>> Begin Information supplied

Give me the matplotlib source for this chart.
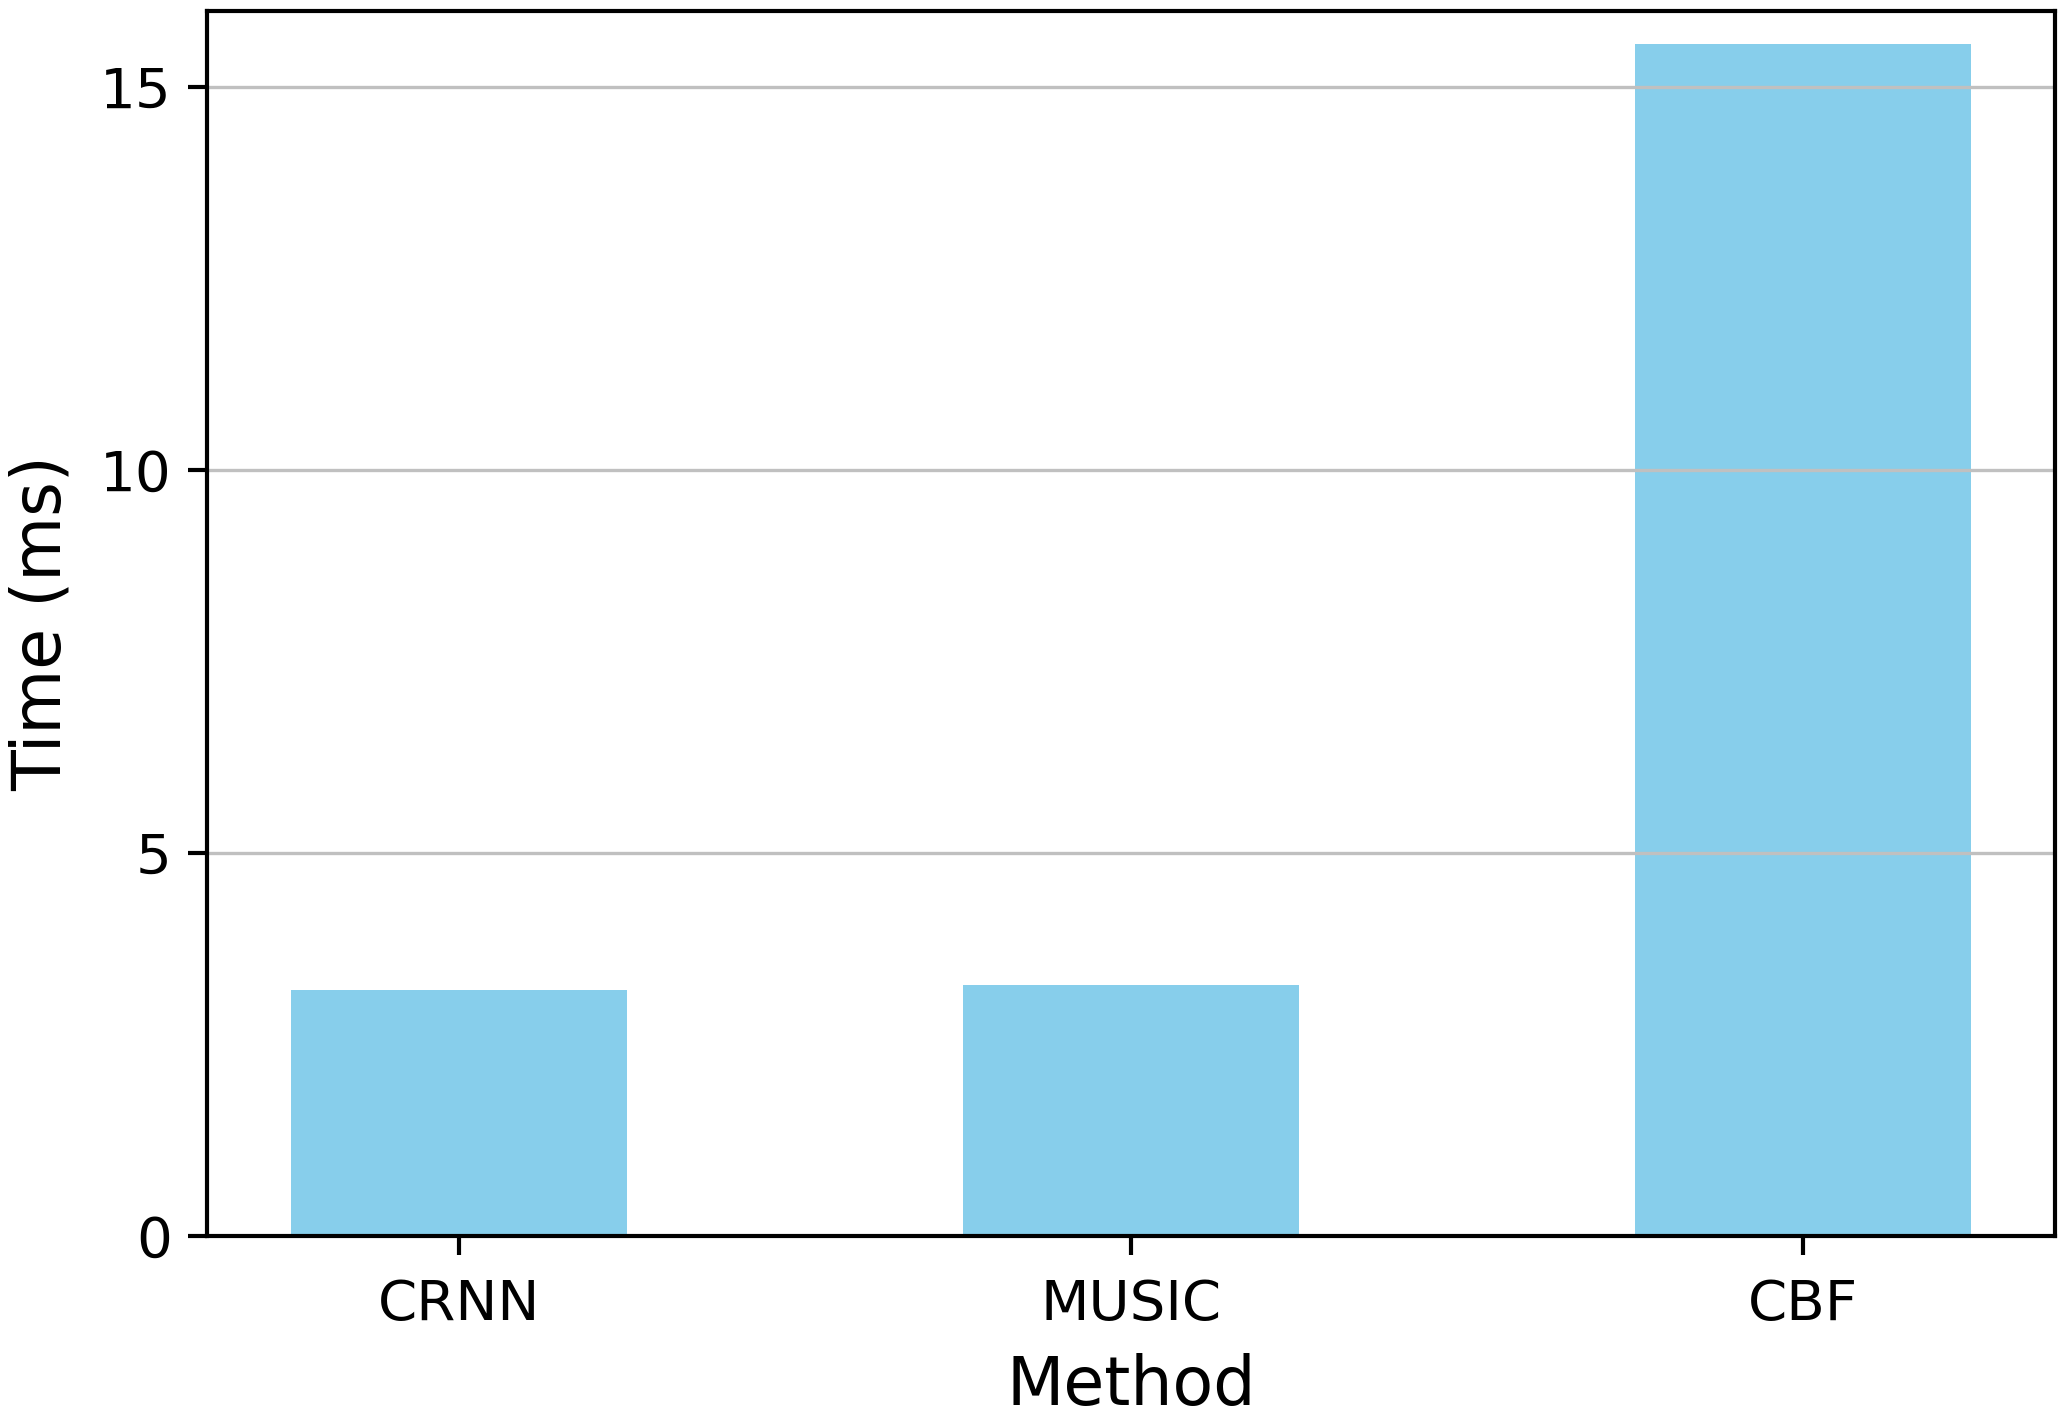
import matplotlib
matplotlib.use('Agg')
import matplotlib.pyplot as plt

# Inference time per method
methods = ['CRNN', 'MUSIC', 'CBF']
times_ms = [3.21, 3.28, 15.57]

def plot_times():
    fig, ax = plt.subplots(figsize=(2071 / 300, 1416 / 300), dpi=300)
    fig.subplots_adjust(left=0.100, right=0.9925, bottom=0.127, top=0.9925)

    ax.bar(methods, times_ms, width=0.5, color='skyblue')
    ax.set_ylim(0, 16)
    ax.set_yticks([0, 5, 10, 15])
    ax.yaxis.grid(True, color='silver', linewidth=0.8)

    ax.set_xlabel('Method', fontsize=16, labelpad=5)
    ax.set_ylabel('Time (ms)', fontsize=16, labelpad=6)
    ax.tick_params(labelsize=13.5, width=1, length=4.5)
    ax.tick_params(axis='x', pad=5.5)
    ax.tick_params(axis='y', pad=4)
    for spine in ax.spines.values():
        spine.set_linewidth(1)

    fig.savefig('out.png', dpi=300)

if __name__ == '__main__':
    plot_times()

>> End Information supplied

Search the preceding listing for the word "matplotlib" and pull out every line that holds it.

Give me the matplotlib source for this chart.
import matplotlib
matplotlib.use('Agg')
import matplotlib.pyplot as plt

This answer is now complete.